-- Begin --
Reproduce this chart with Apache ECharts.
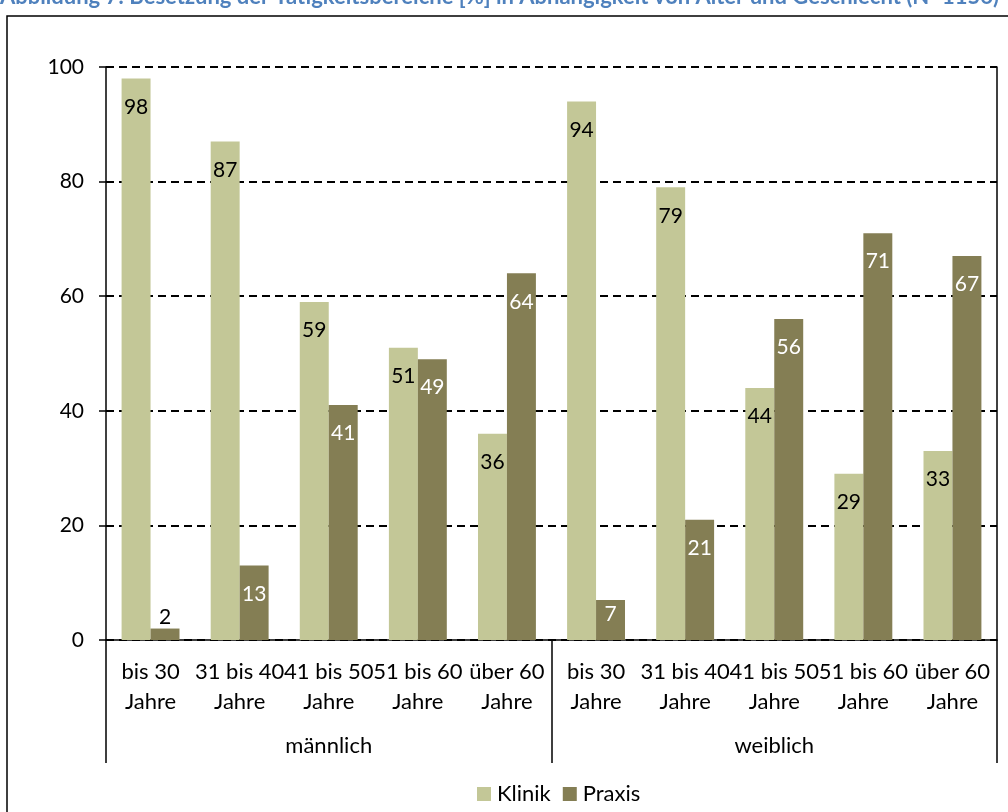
<!DOCTYPE html>
<html>
<head>
<meta charset="utf-8">
<style>
  html, body { margin: 0; padding: 0; background: #fff; }
  #chart { width: 1008px; height: 812px; }
</style>
<script src="https://cdn.jsdelivr.net/npm/echarts@6/dist/echarts.min.js"></script>
</head>
<body>
<div id="chart"></div>
<script>
// Age groups (repeated for both sexes) and the two sex groups
const ageGroups = ['bis 30\nJahre', '31 bis 40\nJahre', '41 bis 50\nJahre', '51 bis 60\nJahre', 'über 60\nJahre'];
const sexGroups = ['männlich', 'weiblich'];
const categories = sexGroups.flatMap(() => ageGroups);

// Share [%] per field of work
const klinik = [98, 87, 59, 51, 36, 94, 79, 44, 29, 33];
const praxis = [2, 13, 41, 49, 64, 7, 21, 56, 71, 67];

const yTicks = [0, 20, 40, 60, 80, 100];

const titleText = 'Abbildung 7: Besetzung der Tätigkeitsbereiche [%] in Abhängigkeit von Alter und Geschlecht (N=1156)';

const FONT = 'Lato';
const C_KLINIK = '#C3C797';
const C_PRAXIS = '#847E54';

const chart = echarts.init(document.getElementById('chart'), null, { renderer: 'canvas' });

// Label placement: inside the top of the bar; very short bars get it above or nearer the top
function praxisData() {
  return praxis.map((v, i) => {
    const d = { value: v };
    if (v < 5) {
      d.label = { position: 'top', distance: 1, color: '#000' };
    } else if (v < 10) {
      d.label = { distance: 4 };
    }
    return d;
  });
}

const option = {
  animation: false,
  backgroundColor: '#fff',
  textStyle: { fontFamily: FONT },
  grid: { left: 106, right: 11, top: 67, bottom: 172, containLabel: false },
  legend: {
    data: ['Klinik', 'Praxis'],
    left: 472,
    top: 778,
    icon: 'rect',
    itemWidth: 14,
    itemHeight: 14,
    itemGap: 12,
    textStyle: { fontFamily: FONT, fontSize: 22, color: '#000', padding: [0, 0, 0, 1] }
  },
  xAxis: [
    {
      type: 'category',
      data: categories,
      position: 'bottom',
      axisLine: { show: true, lineStyle: { color: '#000', width: 1.5 } },
      axisTick: { show: false },
      axisLabel: {
        interval: 0,
        margin: 17,
        fontFamily: FONT,
        fontSize: 22,
        lineHeight: 30,
        color: '#000'
      }
    },
    {
      type: 'category',
      data: sexGroups,
      position: 'bottom',
      axisLine: { show: false },
      axisTick: { show: true, length: 123, lineStyle: { color: '#000', width: 1.5 } },
      axisLabel: {
        interval: 0,
        margin: 95,
        fontFamily: FONT,
        fontSize: 22,
        lineHeight: 22,
        color: '#000'
      }
    }
  ],
  yAxis: [
    {
      type: 'value',
      min: 0,
      max: 100,
      interval: 20,
      axisLine: { show: true, lineStyle: { color: '#000', width: 1.5 } },
      axisTick: { show: true, length: 7, lineStyle: { color: '#000', width: 1.5 } },
      axisLabel: {
        margin: 22,
        fontFamily: FONT,
        fontSize: 21,
        color: '#000',
        formatter: v => (yTicks.includes(v) ? String(v) : '')
      },
      splitLine: { show: true, lineStyle: { color: '#000', width: 1.8, type: [8, 5] } }
    },
    {
      type: 'value',
      position: 'right',
      min: 0,
      max: 100,
      interval: 20,
      axisLine: { show: true, lineStyle: { color: '#000', width: 1.5 } },
      axisTick: { show: false },
      axisLabel: { show: false },
      splitLine: { show: false }
    }
  ],
  series: [
    {
      name: 'Klinik',
      type: 'bar',
      data: klinik,
      itemStyle: { color: C_KLINIK },
      barGap: '0%',
      barCategoryGap: '35%',
      label: {
        show: true,
        position: 'insideTop',
        distance: 18,
        fontFamily: FONT,
        fontSize: 21,
        color: '#000'
      }
    },
    {
      name: 'Praxis',
      type: 'bar',
      data: praxisData(),
      itemStyle: { color: C_PRAXIS },
      barGap: '0%',
      barCategoryGap: '35%',
      label: {
        show: true,
        position: 'insideTop',
        distance: 18,
        fontFamily: FONT,
        fontSize: 21,
        color: '#fff'
      }
    }
  ],
  graphic: [
    {
      type: 'rect',
      shape: { x: 7, y: 16, width: 1100, height: 900 },
      style: { fill: 'none', stroke: '#000', lineWidth: 1.5 },
      silent: true,
      z: -1
    },
    {
      type: 'text',
      x: 0,
      y: 8,
      style: {
        text: titleText,
        fontFamily: FONT,
        fontWeight: 'bold',
        fontSize: 22,
        fill: '#4F81BD',
        verticalAlign: 'bottom'
      },
      silent: true
    }
  ]
};

chart.setOption(option);
</script>
</body>
</html>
-- End --
* [EXERCISE]
Using the data above, print every line exactly, omitting pictures.

* [EXERCISE OUTPUT]
Reproduce this chart with Apache ECharts.
<!DOCTYPE html>
<html>
<head>
<meta charset="utf-8">
<style>
  html, body { margin: 0; padding: 0; background: #fff; }
  #chart { width: 1008px; height: 812px; }
</style>
<script src="https://cdn.jsdelivr.net/npm/echarts@6/dist/echarts.min.js"></script>
</head>
<body>
<div id="chart"></div>
<script>
// Age groups (repeated for both sexes) and the two sex groups
const ageGroups = ['bis 30\nJahre', '31 bis 40\nJahre', '41 bis 50\nJahre', '51 bis 60\nJahre', 'über 60\nJahre'];
const sexGroups = ['männlich', 'weiblich'];
const categories = sexGroups.flatMap(() => ageGroups);

// Share [%] per field of work
const klinik = [98, 87, 59, 51, 36, 94, 79, 44, 29, 33];
const praxis = [2, 13, 41, 49, 64, 7, 21, 56, 71, 67];

const yTicks = [0, 20, 40, 60, 80, 100];

const titleText = 'Abbildung 7: Besetzung der Tätigkeitsbereiche [%] in Abhängigkeit von Alter und Geschlecht (N=1156)';

const FONT = 'Lato';
const C_KLINIK = '#C3C797';
const C_PRAXIS = '#847E54';

const chart = echarts.init(document.getElementById('chart'), null, { renderer: 'canvas' });

// Label placement: inside the top of the bar; very short bars get it above or nearer the top
function praxisData() {
  return praxis.map((v, i) => {
    const d = { value: v };
    if (v < 5) {
      d.label = { position: 'top', distance: 1, color: '#000' };
    } else if (v < 10) {
      d.label = { distance: 4 };
    }
    return d;
  });
}

const option = {
  animation: false,
  backgroundColor: '#fff',
  textStyle: { fontFamily: FONT },
  grid: { left: 106, right: 11, top: 67, bottom: 172, containLabel: false },
  legend: {
    data: ['Klinik', 'Praxis'],
    left: 472,
    top: 778,
    icon: 'rect',
    itemWidth: 14,
    itemHeight: 14,
    itemGap: 12,
    textStyle: { fontFamily: FONT, fontSize: 22, color: '#000', padding: [0, 0, 0, 1] }
  },
  xAxis: [
    {
      type: 'category',
      data: categories,
      position: 'bottom',
      axisLine: { show: true, lineStyle: { color: '#000', width: 1.5 } },
      axisTick: { show: false },
      axisLabel: {
        interval: 0,
        margin: 17,
        fontFamily: FONT,
        fontSize: 22,
        lineHeight: 30,
        color: '#000'
      }
    },
    {
      type: 'category',
      data: sexGroups,
      position: 'bottom',
      axisLine: { show: false },
      axisTick: { show: true, length: 123, lineStyle: { color: '#000', width: 1.5 } },
      axisLabel: {
        interval: 0,
        margin: 95,
        fontFamily: FONT,
        fontSize: 22,
        lineHeight: 22,
        color: '#000'
      }
    }
  ],
  yAxis: [
    {
      type: 'value',
      min: 0,
      max: 100,
      interval: 20,
      axisLine: { show: true, lineStyle: { color: '#000', width: 1.5 } },
      axisTick: { show: true, length: 7, lineStyle: { color: '#000', width: 1.5 } },
      axisLabel: {
        margin: 22,
        fontFamily: FONT,
        fontSize: 21,
        color: '#000',
        formatter: v => (yTicks.includes(v) ? String(v) : '')
      },
      splitLine: { show: true, lineStyle: { color: '#000', width: 1.8, type: [8, 5] } }
    },
    {
      type: 'value',
      position: 'right',
      min: 0,
      max: 100,
      interval: 20,
      axisLine: { show: true, lineStyle: { color: '#000', width: 1.5 } },
      axisTick: { show: false },
      axisLabel: { show: false },
      splitLine: { show: false }
    }
  ],
  series: [
    {
      name: 'Klinik',
      type: 'bar',
      data: klinik,
      itemStyle: { color: C_KLINIK },
      barGap: '0%',
      barCategoryGap: '35%',
      label: {
        show: true,
        position: 'insideTop',
        distance: 18,
        fontFamily: FONT,
        fontSize: 21,
        color: '#000'
      }
    },
    {
      name: 'Praxis',
      type: 'bar',
      data: praxisData(),
      itemStyle: { color: C_PRAXIS },
      barGap: '0%',
      barCategoryGap: '35%',
      label: {
        show: true,
        position: 'insideTop',
        distance: 18,
        fontFamily: FONT,
        fontSize: 21,
        color: '#fff'
      }
    }
  ],
  graphic: [
    {
      type: 'rect',
      shape: { x: 7, y: 16, width: 1100, height: 900 },
      style: { fill: 'none', stroke: '#000', lineWidth: 1.5 },
      silent: true,
      z: -1
    },
    {
      type: 'text',
      x: 0,
      y: 8,
      style: {
        text: titleText,
        fontFamily: FONT,
        fontWeight: 'bold',
        fontSize: 22,
        fill: '#4F81BD',
        verticalAlign: 'bottom'
      },
      silent: true
    }
  ]
};

chart.setOption(option);
</script>
</body>
</html>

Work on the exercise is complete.